[Source code of charts]
#####

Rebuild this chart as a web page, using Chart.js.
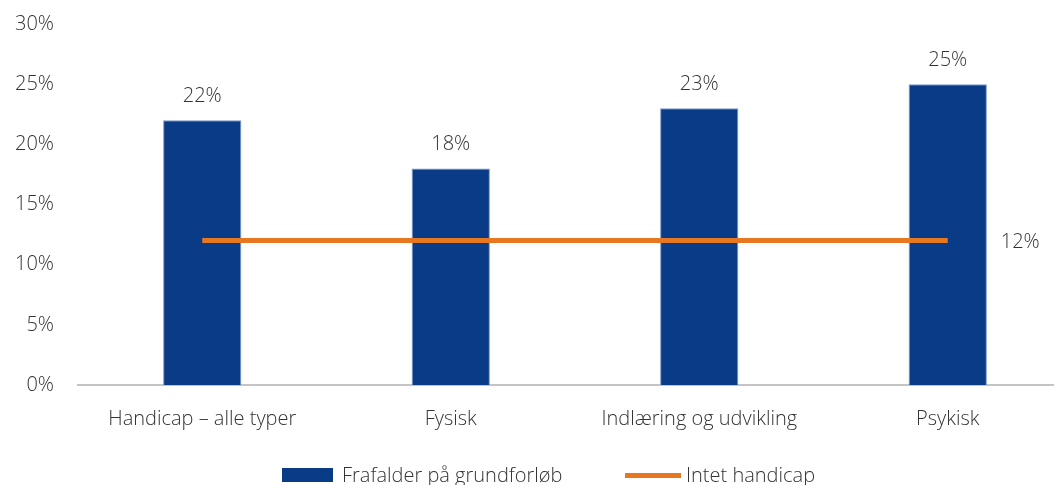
<!DOCTYPE html>
<html>
<head>
<meta charset="utf-8">
<script src="https://cdn.jsdelivr.net/npm/chart.js@4"></script>
<style>
  html, body { margin: 0; padding: 0; background: #fff; overflow: hidden; }
  #wrap { position: relative; width: 1054px; height: 485px; overflow: hidden; }
  #box { position: absolute; left: 0; top: 0; width: 1080px; height: 485px; }
  .legend { position: absolute; top: 463px; left: 0; width: 1054px; height: 24px;
    font-family: 'Open Sans', sans-serif; font-size: 20px; font-weight: 300; color: #333; }
  .legend span { position: absolute; top: 0; line-height: 24px; }
  .swatch-bar { position: absolute; left: 282px; top: 5px; width: 51px; height: 14px; background: #0a3b86; }
  .swatch-line { position: absolute; left: 625px; top: 10px; width: 56px; height: 5px; background: #e87722; }
</style>
</head>
<body>
<div id="wrap">
  <div id="box"><canvas id="chart"></canvas></div>
  <div class="legend">
    <div class="swatch-bar"></div>
    <span style="left:342px">Frafalder på grundforløb</span>
    <div class="swatch-line"></div>
    <span style="left:686px">Intet handicap</span>
  </div>
</div>
<script>
// Data
const categories = ['Handicap – alle typer', 'Fysisk', 'Indlæring og udvikling', 'Psykisk'];
const dropout = [22, 18, 23, 25];
const noHandicap = [12, 12, 12, 12];
const yTicks = [0, 5, 10, 15, 20, 25, 30];

const textColor = '#333';
const font = { family: "'Open Sans', sans-serif", size: 20, weight: 300 };

// labels above bars and next to the line end
const valueLabels = {
    id: 'valueLabels',
    afterDatasetsDraw(chart) {
        const ctx = chart.ctx;
        ctx.save();
        ctx.font = `${font.weight} ${font.size}px ${font.family}`;
        ctx.fillStyle = textColor;
        ctx.textBaseline = 'middle';

        ctx.textAlign = 'center';
        chart.getDatasetMeta(0).data.forEach((bar, i) => {
            ctx.fillText(dropout[i] + '%', bar.x, bar.y - 24);
        });

        const pts = chart.getDatasetMeta(1).data;
        const last = pts[pts.length - 1];
        ctx.textAlign = 'left';
        ctx.fillText(noHandicap[noHandicap.length - 1] + '%', last.x + 53, last.y + 2);
        ctx.restore();
    }
};

new Chart(document.getElementById('chart'), {
    data: {
        labels: categories,
        datasets: [{
            type: 'bar',
            label: 'Frafalder på grundforløb',
            data: dropout,
            backgroundColor: '#0a3b86',
            borderColor: '#7a98c8',
            borderWidth: 1,
            categoryPercentage: 1,
            barPercentage: 0.315,
            order: 2
        }, {
            type: 'line',
            label: 'Intet handicap',
            data: noHandicap,
            borderColor: '#e87722',
            borderWidth: 5,
            pointRadius: 0,
            borderCapStyle: 'butt',
            order: 1
        }]
    },
    options: {
        responsive: true,
        maintainAspectRatio: false,
        animation: false,
        layout: { padding: { top: 24, right: 8, left: 0, bottom: 0 } },
        plugins: {
            legend: { display: false },
            tooltip: { enabled: false }
        },
        scales: {
            x: {
                grid: { display: false, drawTicks: false },
                border: { display: true, color: '#c4c4c4', width: 2 },
                ticks: { color: textColor, font: font, padding: 22, maxRotation: 0 },
                afterFit: s => { s.height = 100; s.paddingLeft = 0; s.paddingRight = 0; }
            },
            y: {
                min: 0,
                max: 30,
                grid: { display: false, drawTicks: false },
                border: { display: false },
                afterBuildTicks: s => { s.ticks = yTicks.map(v => ({ value: v })); },
                ticks: { color: textColor, font: font, padding: 24, callback: v => v + '%' },
                afterFit: s => { s.width = 78; s.paddingTop = 0; s.paddingBottom = 0; }
            }
        }
    },
    plugins: [valueLabels]
});
</script>
</body>
</html>
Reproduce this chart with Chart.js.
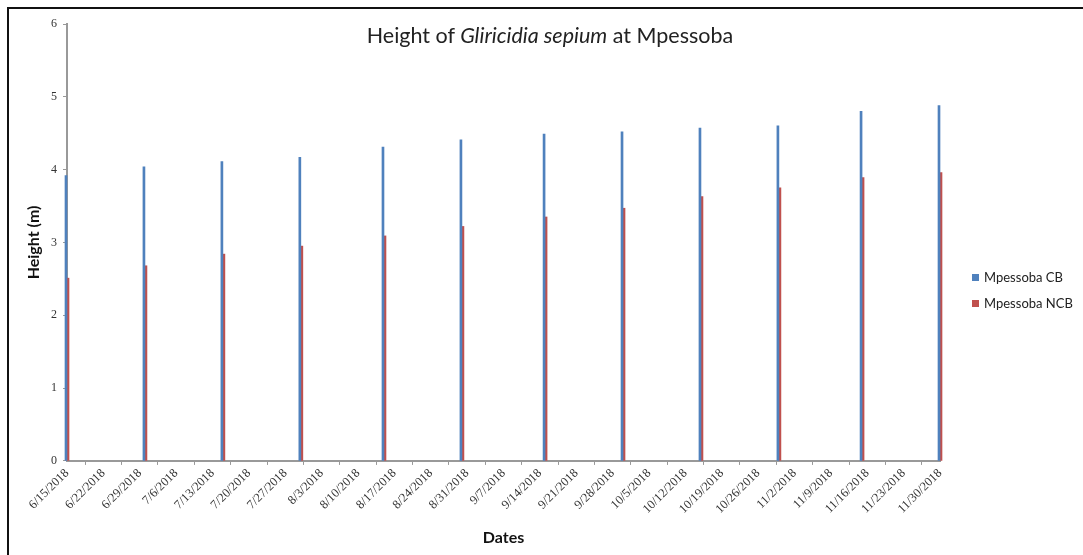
<!DOCTYPE html>
<html>
<head>
<meta charset="utf-8">
<script src="https://cdn.jsdelivr.net/npm/chart.js@4/dist/chart.umd.min.js"></script>
<style>
  html, body { margin: 0; padding: 0; background: #fff; }
  #wrap { position: relative; width: 1083px; height: 555px; overflow: hidden; }
  #frame { position: absolute; left: 7px; top: 7px; width: 1200px; height: 700px;
           border-left: 2px solid #111; border-top: 2px solid #111; box-sizing: border-box; }
  #title { position: absolute; left: 0; width: 1100px; top: 22px; text-align: center;
           font-family: Lato, "Open Sans", sans-serif; font-size: 21.5px; color: #222; }
  #legend { position: absolute; left: 972px; top: 264px; font-family: Lato, "Open Sans", sans-serif;
            font-size: 13px; color: #222; }
  .item { height: 26px; display: flex; align-items: center; white-space: nowrap; }
  .sw { width: 7px; height: 7px; margin-right: 5px; }
  canvas { position: absolute; left: 0; top: 0; }
</style>
</head>
<body>
<div id="wrap">
  <div id="frame"></div>
  <canvas id="c" width="1083" height="555"></canvas>
  <div id="title">Height of <i>Gliricidia sepium</i> at Mpessoba</div>
  <div id="legend"></div>
</div>
<script>
// ---- data ----
const measureDates = ['6/15/2018','6/30/2018','7/15/2018','7/30/2018','8/15/2018','8/30/2018',
                      '9/15/2018','9/30/2018','10/15/2018','10/30/2018','11/15/2018','11/30/2018'];
const cbHeights  = [3.92, 4.04, 4.11, 4.17, 4.31, 4.41, 4.49, 4.52, 4.57, 4.60, 4.80, 4.88];
const ncbHeights = [2.51, 2.68, 2.84, 2.95, 3.09, 3.22, 3.35, 3.47, 3.63, 3.75, 3.89, 3.96];
const xTickLabels = ['6/15/2018','6/22/2018','6/29/2018','7/6/2018','7/13/2018','7/20/2018',
  '7/27/2018','8/3/2018','8/10/2018','8/17/2018','8/24/2018','8/31/2018','9/7/2018','9/14/2018',
  '9/21/2018','9/28/2018','10/5/2018','10/12/2018','10/19/2018','10/26/2018','11/2/2018',
  '11/9/2018','11/16/2018','11/23/2018','11/30/2018'];
const yTickValues = [0, 1, 2, 3, 4, 5, 6];
const seriesNames = ['Mpessoba CB', 'Mpessoba NCB'];
const seriesColors = ['#4F81BD', '#C0504D'];

// ---- helpers ----
function dayNum(s) {
  const [m, d, y] = s.split('/').map(Number);
  return Date.UTC(y, m - 1, d) / 86400000;
}
const origin = dayNum(xTickLabels[0]);
const offs = s => dayNum(s) - origin;
const tickMap = {};
xTickLabels.forEach(l => { tickMap[offs(l)] = l; });

const cbData  = measureDates.map((d, i) => ({ x: offs(d), y: cbHeights[i] }));
const ncbData = measureDates.map((d, i) => ({ x: offs(d), y: ncbHeights[i] }));

const serif = "'Liberation Serif', 'DejaVu Serif', serif";
const sans = "Lato, 'Open Sans', sans-serif";

// HTML legend (real text)
const lg = document.getElementById('legend');
seriesNames.forEach((n, i) => {
  const it = document.createElement('div'); it.className = 'item';
  const sw = document.createElement('span'); sw.className = 'sw'; sw.style.background = seriesColors[i];
  const tx = document.createElement('span'); tx.textContent = n;
  it.appendChild(sw); it.appendChild(tx); lg.appendChild(it);
});

new Chart(document.getElementById('c'), {
  type: 'bar',
  data: {
    datasets: [
      { label: seriesNames[0], data: cbData, backgroundColor: seriesColors[0], barThickness: 2, borderWidth: 0, clip: false },
      { label: seriesNames[1], data: ncbData, backgroundColor: seriesColors[1], barThickness: 2, borderWidth: 0, clip: false }
    ]
  },
  options: {
    responsive: false,
    animation: false,
    layout: { padding: { top: 24, left: 24, right: 143, bottom: 2 } },
    plugins: {
      title: { display: false },
      tooltip: { enabled: false },
      legend: { display: false }
    },
    scales: {
      x: {
        type: 'linear',
        offset: false,
        min: offs(xTickLabels[0]),
        max: offs(xTickLabels[xTickLabels.length - 1]),
        grid: { display: true, drawOnChartArea: false, drawTicks: true, tickLength: 4, color: '#999' },
        border: { display: true, color: '#999', width: 2 },
        afterBuildTicks: (scale) => {
          scale.ticks = xTickLabels.map(l => ({ value: offs(l) }));
        },
        ticks: {
          autoSkip: false,
          maxRotation: 45, minRotation: 45,
          font: { family: serif, size: 12.5 }, color: '#333', padding: 1,
          callback: (v) => tickMap[v] || ''
        },
        title: { display: true, text: 'Dates', font: { family: sans, size: 16, weight: 'bold' },
                 color: '#111', padding: { top: 10, bottom: 6 } }
      },
      y: {
        min: 0, max: 6,
        afterBuildTicks: (scale) => { scale.ticks = yTickValues.map(v => ({ value: v })); },
        grid: { display: true, drawOnChartArea: false, drawTicks: true, tickLength: 4, color: '#999' },
        border: { display: true, color: '#999', width: 2 },
        ticks: { font: { family: serif, size: 12 }, color: '#333', padding: 6 },
        title: { display: true, text: 'Height (m)', font: { family: sans, size: 16, weight: 'bold' },
                 color: '#111', padding: { top: 0, bottom: 0 } },
        afterFit: (scale) => { scale.width = 43; }
      }
    }
  }
});
</script>
</body>
</html>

#####

## Short task
Report back each line of the entries that holds the string "this".

## In response
Rebuild this chart as a web page, using Chart.js.
Reproduce this chart with Chart.js.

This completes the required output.